Scam Recovery & Victim Support
Carnegie Mellon Research Shows Scam Victims Need More Than Instructions
Recent research from Carnegie Mellon University’s CyLab highlights an important point for banks and credit unions: scam victims need clear next steps, but they also need reassurance, support, and trusted guidance without shame or blame.
The study analyzed more than 1,500 scam-related Reddit posts where people asked questions such as “Is this a scam?” or “What should I do now?” Researchers found that many victims turn to online communities because they are scared, embarrassed, confused, or unsure who to trust.
Key Finding
Scam recovery is not just procedural. Victims often need practical advice, emotional reassurance, and help understanding what to do next.
Why This Matters
Traditional fraud guidance often focuses on steps such as changing passwords, canceling cards, freezing credit, or filing reports. Those steps are important, but they may not be enough for someone who is panicked, embarrassed, or still being manipulated by a scammer.
A victim who feels judged may delay asking for help. That delay can give scammers more time to steal money, access accounts, or pressure the victim into additional payments.
“People want to feel safe.”
— Elijah Bouma-Sims, Carnegie Mellon University
Recovery Scams Are a Major Risk
The research also points to a serious follow-up threat: recovery scams.

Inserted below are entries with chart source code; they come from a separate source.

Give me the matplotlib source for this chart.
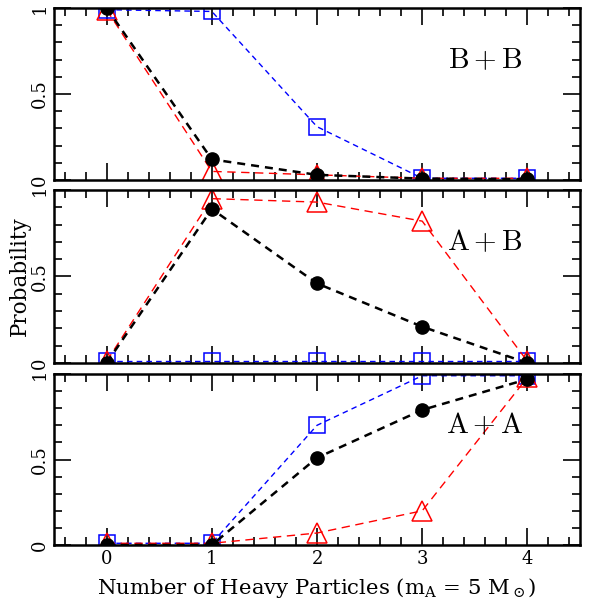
import matplotlib.pyplot as plt
from matplotlib.ticker import MultipleLocator

plt.rcParams['font.family'] = ['DejaVu Serif']
plt.rcParams['mathtext.fontset'] = 'dejavuserif'

n_heavy = [0, 1, 2, 3, 4]

# B+B
bb_black = [1.0, 0.12, 0.03, 0.008, 0.005]
bb_blue = [0.99, 0.98, 0.31, 0.01, 0.01]
bb_red = [0.99, 0.05, 0.03, 0.01, 0.01]

# A+B
ab_black = [0.0, 0.89, 0.46, 0.21, 0.0]
ab_blue = [0.01, 0.01, 0.01, 0.01, 0.01]
ab_red = [0.01, 0.95, 0.93, 0.82, 0.01]

# A+A
aa_black = [0.0, 0.0, 0.51, 0.79, 0.97]
aa_blue = [0.01, 0.01, 0.70, 0.99, 0.99]
aa_red = [0.01, 0.01, 0.07, 0.20, 0.98]

panels = [("B+B", bb_black, bb_blue, bb_red),
          ("A+B", ab_black, ab_blue, ab_red),
          ("A+A", aa_black, aa_blue, aa_red)]

fig = plt.figure(figsize=(5.91, 6.02), dpi=100)
boxes = [[0.0914, 0.701, 0.890, 0.2857],
         [0.0914, 0.397, 0.890, 0.2874],
         [0.0914, 0.0947, 0.890, 0.2840]]

axes = []
for i, (name, blk, blu, red) in enumerate(panels):
    ax = fig.add_axes(boxes[i])
    axes.append(ax)
    ax.plot(n_heavy, blu, color='blue', lw=1, dashes=(4, 3),
            marker='s', ms=11.5, mfc='none', mec='blue', mew=1.1)
    ax.plot(n_heavy, red, color='red', lw=1, dashes=(6, 4),
            marker='^', ms=14, mfc='none', mec='red', mew=1.1)
    ax.plot(n_heavy, blk, color='black', lw=1.8, dashes=(3.2, 2.4),
            marker='o', ms=9.5, mfc='black', mec='black')
    ax.text(3.6, 0.70, r"$\mathrm{" + name + "}$", fontsize=21,
            ha='center', va='center', math_fontfamily='cm')
    ax.set_xlim(-0.5, 4.5)
    ax.set_ylim(0, 1)
    ax.xaxis.set_major_locator(MultipleLocator(1))
    ax.xaxis.set_minor_locator(MultipleLocator(0.2))
    ax.yaxis.set_minor_locator(MultipleLocator(0.1))
    ax.set_yticks([0, 0.5, 1])
    ax.set_yticklabels(['0', '0.5', '1'], rotation=90, va='center')
    ax.tick_params(which='both', direction='in', top=True, right=True,
                   labelsize=13, width=1.2)
    ax.tick_params(which='major', length=12)
    ax.tick_params(which='minor', length=6)
    for s in ax.spines.values():
        s.set_linewidth(1.8)
    if i < 2:
        ax.tick_params(labelbottom=False)

axes[2].set_xlabel(r"Number of Heavy Particles (m$_{\rm A}$ = 5 M$_\odot$)",
                   fontsize=15.3, labelpad=6)
axes[1].set_ylabel("Probability", fontsize=15.5, labelpad=0)

fig.savefig("out.png", dpi=100)
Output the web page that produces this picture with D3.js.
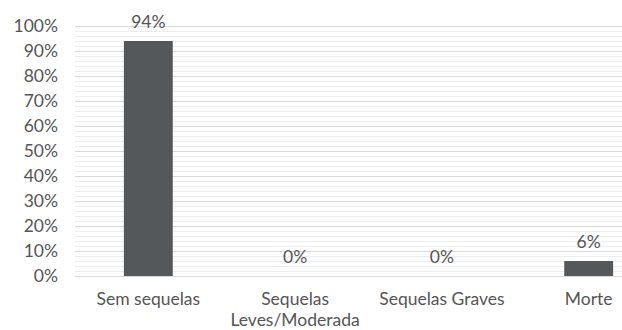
<!DOCTYPE html>
<html>
<head>
<meta charset="utf-8">
<script src="https://cdn.jsdelivr.net/npm/d3@7"></script>
<style>
  html, body { margin: 0; padding: 0; background: #fff; }
  svg { display: block; font-family: Lato, "Open Sans", sans-serif; }
</style>
</head>
<body>
<div id="chart"></div>
<script>
  // data
  var categories = ["Sem sequelas", "Sequelas\nLeves/Moderada", "Sequelas Graves", "Morte"];
  var values = [94, 0, 0, 6];
  var yTicks = [0, 10, 20, 30, 40, 50, 60, 70, 80, 90, 100];
  var minorTicks = d3.range(0, 101, 2);

  var W = 622, H = 330;
  var TEXT = "#555555", BAR = "#54585a";

  var svg = d3.select("#chart").append("svg")
    .attr("width", W).attr("height", H)
    .attr("viewBox", "0 0 " + W + " " + H);

  // plot area runs past the right edge (the source picture is cropped)
  var x = d3.scaleBand().domain(categories).range([75, 662])
    .paddingInner(0.667).paddingOuter(0.333);
  var y = d3.scaleLinear().domain([0, 100]).range([276, 26]);

  // minor grid every 2%
  svg.append("g").selectAll("line").data(minorTicks.filter(function (d) { return d % 10; }))
    .join("line")
    .attr("x1", 75).attr("x2", W)
    .attr("y1", function (d) { return Math.round(y(d)) + 0.5; })
    .attr("y2", function (d) { return Math.round(y(d)) + 0.5; })
    .attr("stroke", "#ececec").attr("stroke-width", 1);

  // major grid every 10%
  svg.append("g").selectAll("line").data(yTicks)
    .join("line")
    .attr("x1", 75).attr("x2", W)
    .attr("y1", function (d) { return Math.round(y(d)) + 0.5; })
    .attr("y2", function (d) { return Math.round(y(d)) + 0.5; })
    .attr("stroke", "#d9d9d9").attr("stroke-width", 1.2);

  // y axis labels
  var yAx = svg.append("g").attr("transform", "translate(64,0)")
    .call(d3.axisLeft(y).tickValues(yTicks).tickFormat(function (d) { return d + "%"; })
      .tickSize(0).tickPadding(6));
  yAx.select(".domain").remove();
  yAx.selectAll("text").attr("fill", TEXT).attr("font-size", 17.5)
    .attr("font-family", "Lato, sans-serif");

  // bars
  svg.append("g").selectAll("rect").data(values)
    .join("rect")
    .attr("x", function (d, i) { return x(categories[i]); })
    .attr("width", x.bandwidth())
    .attr("y", function (d) { return y(d); })
    .attr("height", function (d) { return y(0) - y(d); })
    .attr("fill", BAR);

  // value labels
  svg.append("g").selectAll("text").data(values)
    .join("text")
    .attr("x", function (d, i) { return x(categories[i]) + x.bandwidth() / 2; })
    .attr("y", function (d) { return y(d) - 13; })
    .attr("text-anchor", "middle")
    .attr("fill", TEXT).attr("font-size", 17.5)
    .text(function (d) { return d + "%"; });

  // category labels
  var cat = svg.append("g").selectAll("text").data(categories)
    .join("text")
    .attr("x", function (d) { return x(d) + x.bandwidth() / 2; })
    .attr("y", 305)
    .attr("text-anchor", "middle")
    .attr("fill", TEXT).attr("font-size", 17.5);
  cat.each(function (d) {
    var t = d3.select(this), cx = t.attr("x");
    d.split("\n").forEach(function (part, k) {
      t.append("tspan").attr("x", cx).attr("dy", k ? 21 : 0).text(part);
    });
  });
</script>
</body>
</html>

These happen when criminals contact victims and claim they can recover stolen money, cryptocurrency, accounts, or personal information.
Anyone who asks for upfront fees, remote access, cryptocurrency, login information, or secrecy should be treated as a major red flag.
Important Warning
Scam victims may be targeted a second time by fake recovery agents, hackers, investigators, or companies claiming they can get stolen money back.
What Banks and Credit Unions Should Provide
Financial institutions should make trusted scam guidance easy to find before customers turn to random forums, search results, social media comments, or fake recovery services.
- Clear steps for what to do after a scam
- Guidance on when and how to contact the financial institution
- Warnings about recovery scams
- Identity theft and account protection steps
- Reassuring language that avoids blame or shame
- Frontline support resources for helping distressed customers
How eFraud Prevention Helps
eFraud Prevention gives banks and credit unions a ready-to-use support resource that helps customers understand scams, report fraud, take recovery steps, and avoid being targeted again.
Instead of leaving victims to search the internet during a stressful moment, financial institutions can provide a trusted place for clear fraud guidance, scam recovery help, and victim support.
Bottom Line
Scam victims need more than warnings. They need a trusted place to turn, clear next steps, recovery scam warnings, and support that helps them act quickly without feeling ashamed.